The Bangladeshi national, 33, had hidden his pack of illegal cigarettes within an empty duty-paid one when Customs officers caught him smoking one at an Housing Board block.
“One packet of cigarettes here is very expensive for my salary. The ones I buy from the dormitory are only $5,” he said, referring to duty-unpaid cigarettes.

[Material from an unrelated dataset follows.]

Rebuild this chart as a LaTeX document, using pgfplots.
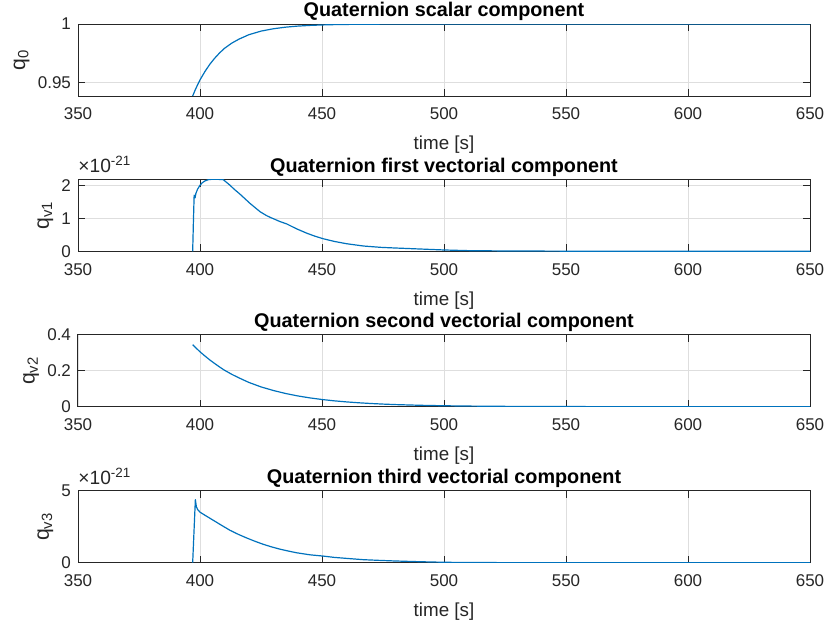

A 20-stick pack of duty-paid cigarettes costs $12 to $14 here.
He added that he will not be going for illegal cigarettes again, as it is not worth doing so.
The worker was among 33 men aged between 32 and 70 who were caught smoking duty-unpaid cigarettes in an operation last Saturday by Singapore Customs that covered areas such as Chinatown and Geylang.
Nine of them were Singaporeans, while the rest were foreigners of various nationalities.
Of the 33 offenders, 25 were issued composition sums between $500 and $1,300 for possession of contraband cigarettes, two were issued advisories and another six are currently being investigated for offences under the Customs Act.
Customs officers seized 380 sticks of duty-unpaid cigarettes in total during the operation, which was covered by The Straits Times and other media.
Those tempted by “cheaper” duty-unpaid cigarettes may end up paying a high price for it, said Mr Chua Teck Hui, head of Singapore Customs’ suppression and community engagement branch.
Customs officers conduct daily patrols and checks on smokers to suppress demand for contraband, with stiff penalties involved, he added.
“If caught smoking or in possession of duty-unpaid cigarettes, the offenders may be issued with a composition sum or be prosecuted in court,” he said.